__Set exercise__
Lines holding the string "matplotlib" are the ones to copy from this listing.

__Source material__

★ ★ ★ ★ ★

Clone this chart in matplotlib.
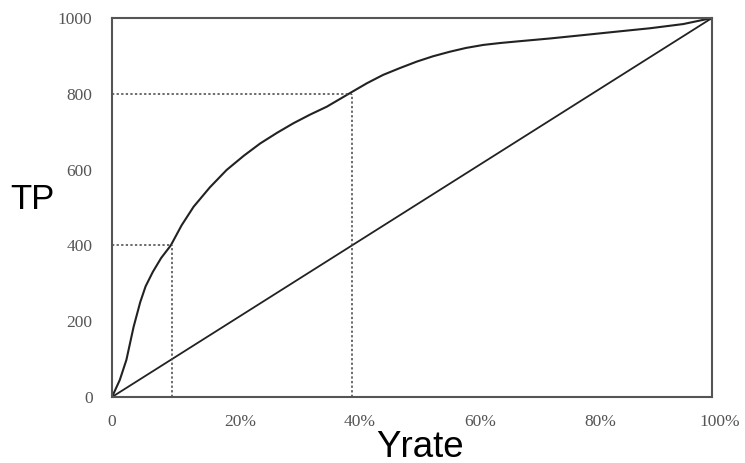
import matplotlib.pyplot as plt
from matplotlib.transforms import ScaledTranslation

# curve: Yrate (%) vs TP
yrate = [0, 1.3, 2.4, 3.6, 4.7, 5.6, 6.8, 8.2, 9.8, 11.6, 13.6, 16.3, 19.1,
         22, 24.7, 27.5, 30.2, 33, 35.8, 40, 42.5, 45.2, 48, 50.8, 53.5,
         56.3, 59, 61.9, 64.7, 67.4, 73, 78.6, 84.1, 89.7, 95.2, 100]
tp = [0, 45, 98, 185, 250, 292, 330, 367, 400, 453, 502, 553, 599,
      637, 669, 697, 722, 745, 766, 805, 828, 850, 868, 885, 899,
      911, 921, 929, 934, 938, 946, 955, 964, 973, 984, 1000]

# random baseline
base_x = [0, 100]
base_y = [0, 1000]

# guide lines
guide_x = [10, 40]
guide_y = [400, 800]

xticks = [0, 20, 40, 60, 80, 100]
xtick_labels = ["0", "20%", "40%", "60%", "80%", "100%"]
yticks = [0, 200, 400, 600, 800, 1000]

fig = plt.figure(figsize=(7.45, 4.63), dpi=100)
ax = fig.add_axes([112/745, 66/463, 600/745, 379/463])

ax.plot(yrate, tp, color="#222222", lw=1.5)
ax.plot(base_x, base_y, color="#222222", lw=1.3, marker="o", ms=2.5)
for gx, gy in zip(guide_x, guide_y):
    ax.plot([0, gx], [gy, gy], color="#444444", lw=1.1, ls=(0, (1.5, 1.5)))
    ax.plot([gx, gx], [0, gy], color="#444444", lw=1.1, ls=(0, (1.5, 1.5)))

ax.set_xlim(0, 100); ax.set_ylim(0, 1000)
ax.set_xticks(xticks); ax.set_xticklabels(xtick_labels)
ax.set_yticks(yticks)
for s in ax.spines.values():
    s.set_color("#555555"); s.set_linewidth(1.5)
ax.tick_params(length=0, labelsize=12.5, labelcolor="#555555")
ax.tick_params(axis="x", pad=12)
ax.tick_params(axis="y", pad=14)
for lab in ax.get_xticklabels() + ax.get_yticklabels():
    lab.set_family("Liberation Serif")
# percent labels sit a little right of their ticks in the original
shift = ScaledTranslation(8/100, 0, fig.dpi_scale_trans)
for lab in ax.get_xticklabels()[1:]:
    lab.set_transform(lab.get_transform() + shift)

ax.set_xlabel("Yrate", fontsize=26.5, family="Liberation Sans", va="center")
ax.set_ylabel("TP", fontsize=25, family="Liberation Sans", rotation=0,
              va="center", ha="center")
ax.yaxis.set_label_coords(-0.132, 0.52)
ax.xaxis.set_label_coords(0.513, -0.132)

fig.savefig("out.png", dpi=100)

★ ★ ★ ★ ★

__Written answer__
Clone this chart in matplotlib.
import matplotlib.pyplot as plt
from matplotlib.transforms import ScaledTranslation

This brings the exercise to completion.